I've got no real reason for posting about Groundhog Day or groundhogs, for that matter, but the local news just made mention of the nonsensical competition between two groundhogs, Punxsutawney Phil and some other one I'd never heard of before. Hell, I can't even recall what name!

I've not been posting much of late as I've been seriously trying to catch up with work I need to do for the festival, a few other websites and my addiction.

I've also been on the road a bit... I went to Midland, Michigan with Julie, a colleague at the MSU Museum to deliver a weaving exhibit to the Midland Center For The Arts. Midland is the home of Dow Chemical and one of the most dioxin-polluted landscapes in the state, if not the country. I wondered, as we crossed the Tittibiwassee River just how much chemistry has been absorbed by the land and subsequently by people who have lived there over the years.
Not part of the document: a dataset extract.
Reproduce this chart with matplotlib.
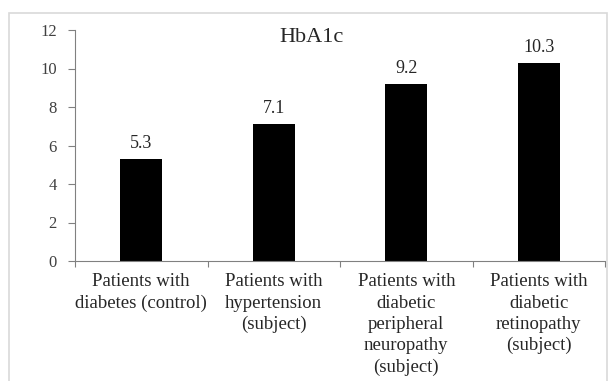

I wonder how many cancer-riddled employees of Dow have supported, and will continue to support their employer's "right" to contaminate everything in sight despite the health risks — all because their jobs depend on a successful Dow Chemical.

If there is a recurring thought in my head, it's about how we have allowed ourselves to become slaves to commerce. It used to be that commerce was an exchange between people within communities — more as a necessity, a life support model for all parties involved. The profit motive, however, has screwed up all that.

Since seeing Ridley Scott's Alien years ago, I have believed the film to be a metaphor for big business and its modus operandi, which is – put quite simply &ndash profit at all costs. Corporations such as Dow are much like the alien creature in that film – they have lives of their own. They must be fed to survive... they feed upon people and the environment. Executives have no other concern beyond the lives of their respective corporations – again, at all cost.

It's sickening. It's sad. It's fatal. And as far as I can see, there's no turning back. We are addicted to this way of life – "it's the economy, stupid!"